**** Stored data ****

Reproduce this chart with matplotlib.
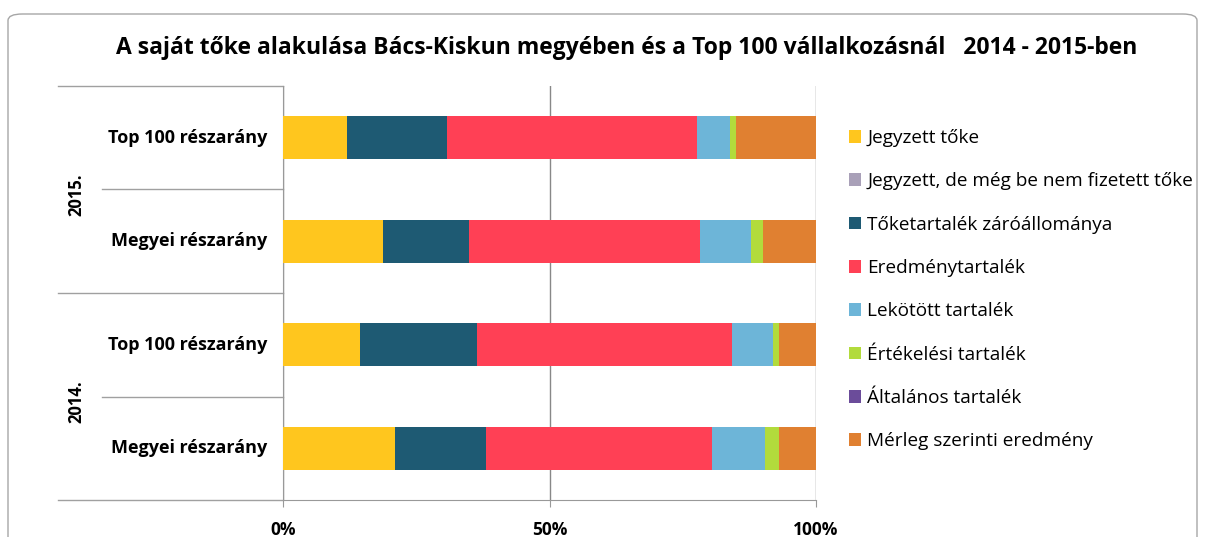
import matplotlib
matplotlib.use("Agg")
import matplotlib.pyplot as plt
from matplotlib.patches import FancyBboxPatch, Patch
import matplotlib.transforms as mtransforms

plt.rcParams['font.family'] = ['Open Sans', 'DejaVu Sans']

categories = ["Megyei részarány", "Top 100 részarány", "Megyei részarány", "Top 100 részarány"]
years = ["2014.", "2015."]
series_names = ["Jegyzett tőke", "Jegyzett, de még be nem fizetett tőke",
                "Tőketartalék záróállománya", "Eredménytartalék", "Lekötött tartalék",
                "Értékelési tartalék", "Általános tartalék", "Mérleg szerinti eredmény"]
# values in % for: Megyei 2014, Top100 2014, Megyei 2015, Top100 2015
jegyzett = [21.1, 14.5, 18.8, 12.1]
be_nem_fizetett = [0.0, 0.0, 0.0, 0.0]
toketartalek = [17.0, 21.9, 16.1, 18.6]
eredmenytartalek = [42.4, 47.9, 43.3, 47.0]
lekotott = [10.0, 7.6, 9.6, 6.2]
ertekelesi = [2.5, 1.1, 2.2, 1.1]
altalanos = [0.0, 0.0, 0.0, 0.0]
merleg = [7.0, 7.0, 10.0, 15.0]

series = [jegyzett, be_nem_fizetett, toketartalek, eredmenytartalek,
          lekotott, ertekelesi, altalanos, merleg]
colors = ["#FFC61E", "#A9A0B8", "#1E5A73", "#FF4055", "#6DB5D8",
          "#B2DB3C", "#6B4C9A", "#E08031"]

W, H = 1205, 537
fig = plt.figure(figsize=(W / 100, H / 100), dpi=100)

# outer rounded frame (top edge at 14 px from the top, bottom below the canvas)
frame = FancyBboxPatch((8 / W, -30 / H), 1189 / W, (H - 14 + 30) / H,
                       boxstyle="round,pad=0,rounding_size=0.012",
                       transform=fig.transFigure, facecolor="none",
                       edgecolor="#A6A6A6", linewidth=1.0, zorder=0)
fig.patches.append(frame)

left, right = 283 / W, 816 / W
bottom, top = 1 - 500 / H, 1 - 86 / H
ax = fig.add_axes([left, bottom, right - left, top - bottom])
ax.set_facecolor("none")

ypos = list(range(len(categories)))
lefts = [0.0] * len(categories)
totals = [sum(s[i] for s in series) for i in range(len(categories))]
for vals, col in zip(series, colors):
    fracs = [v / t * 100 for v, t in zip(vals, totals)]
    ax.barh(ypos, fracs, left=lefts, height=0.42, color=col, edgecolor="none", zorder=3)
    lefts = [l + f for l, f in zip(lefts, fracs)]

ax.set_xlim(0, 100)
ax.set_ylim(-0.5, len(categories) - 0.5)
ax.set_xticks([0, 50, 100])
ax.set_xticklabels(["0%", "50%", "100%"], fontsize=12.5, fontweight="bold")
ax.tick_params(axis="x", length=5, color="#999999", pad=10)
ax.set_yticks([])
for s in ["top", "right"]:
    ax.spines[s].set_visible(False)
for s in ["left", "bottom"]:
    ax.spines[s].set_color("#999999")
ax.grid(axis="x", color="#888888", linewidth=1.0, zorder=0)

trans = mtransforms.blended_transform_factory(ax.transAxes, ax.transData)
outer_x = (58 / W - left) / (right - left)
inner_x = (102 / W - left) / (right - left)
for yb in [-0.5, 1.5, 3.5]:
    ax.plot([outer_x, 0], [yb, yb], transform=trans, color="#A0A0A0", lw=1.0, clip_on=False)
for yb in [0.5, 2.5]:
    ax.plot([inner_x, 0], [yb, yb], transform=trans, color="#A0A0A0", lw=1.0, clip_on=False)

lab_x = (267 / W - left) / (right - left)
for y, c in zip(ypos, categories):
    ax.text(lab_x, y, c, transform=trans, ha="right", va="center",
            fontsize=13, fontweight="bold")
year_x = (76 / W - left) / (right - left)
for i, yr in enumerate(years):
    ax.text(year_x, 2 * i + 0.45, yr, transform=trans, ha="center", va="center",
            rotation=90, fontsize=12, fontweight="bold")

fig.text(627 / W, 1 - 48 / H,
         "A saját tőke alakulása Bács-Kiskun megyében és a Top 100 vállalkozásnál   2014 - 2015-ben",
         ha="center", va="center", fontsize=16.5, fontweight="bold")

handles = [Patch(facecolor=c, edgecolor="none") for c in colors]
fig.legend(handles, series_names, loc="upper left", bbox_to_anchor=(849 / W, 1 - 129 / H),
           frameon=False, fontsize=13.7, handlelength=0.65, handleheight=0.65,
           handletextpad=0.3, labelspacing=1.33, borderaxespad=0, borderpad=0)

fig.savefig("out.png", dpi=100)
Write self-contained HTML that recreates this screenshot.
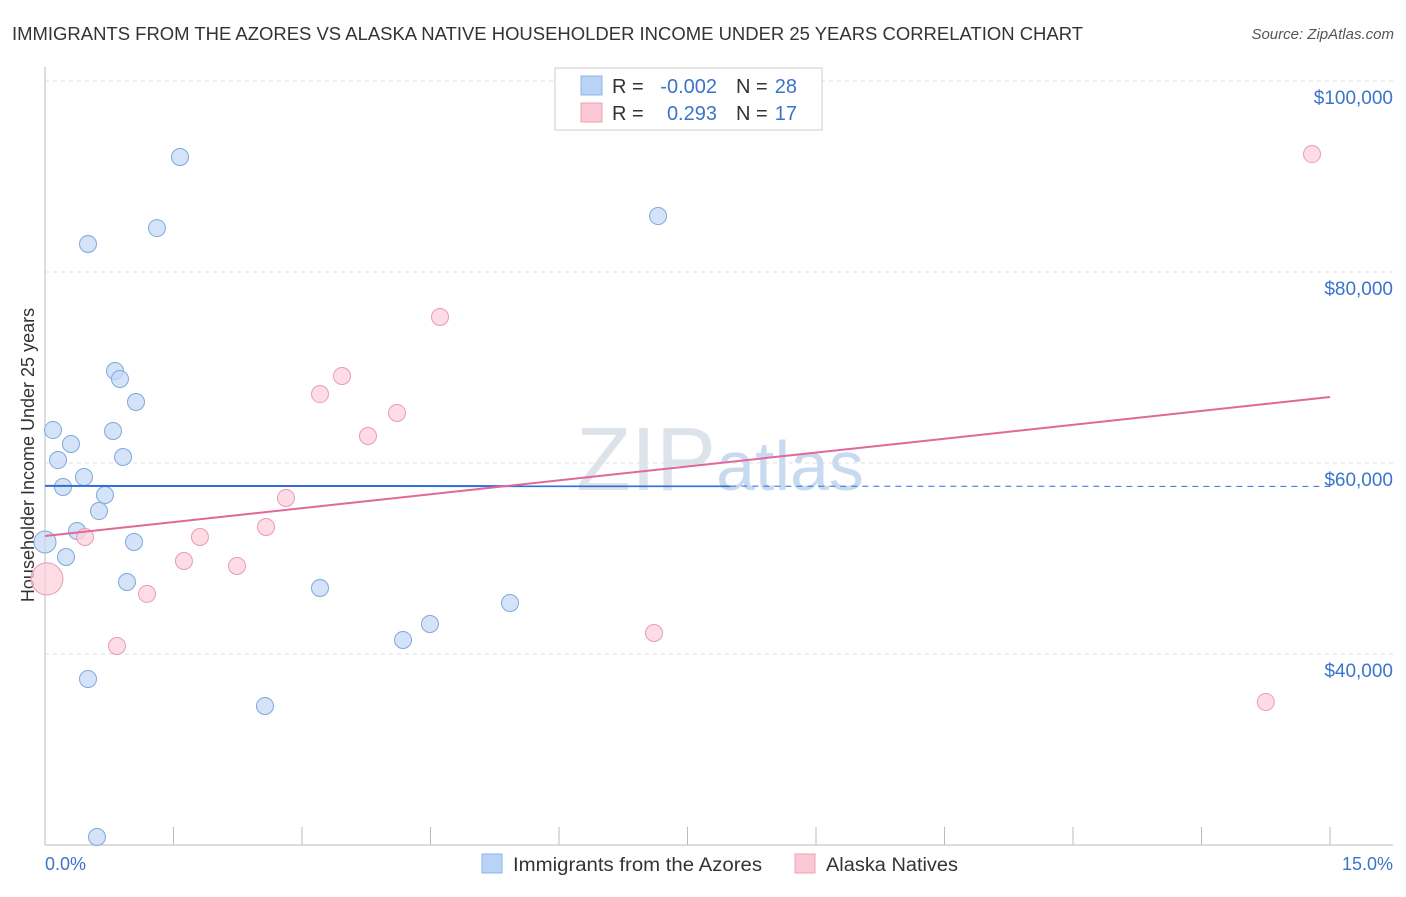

****

(Exercise details):
Omit every picture, and please return the entries exactly from the first line through the line with "plt.rcParams['font.family'] = ['Open", both included.

(Expected answer):
Reproduce this chart with matplotlib.
import matplotlib
matplotlib.use("Agg")
import matplotlib.pyplot as plt
from matplotlib.patches import FancyBboxPatch, Patch
import matplotlib.transforms as mtransforms

plt.rcParams['font.family'] = ['Open Sans', 'DejaVu Sans']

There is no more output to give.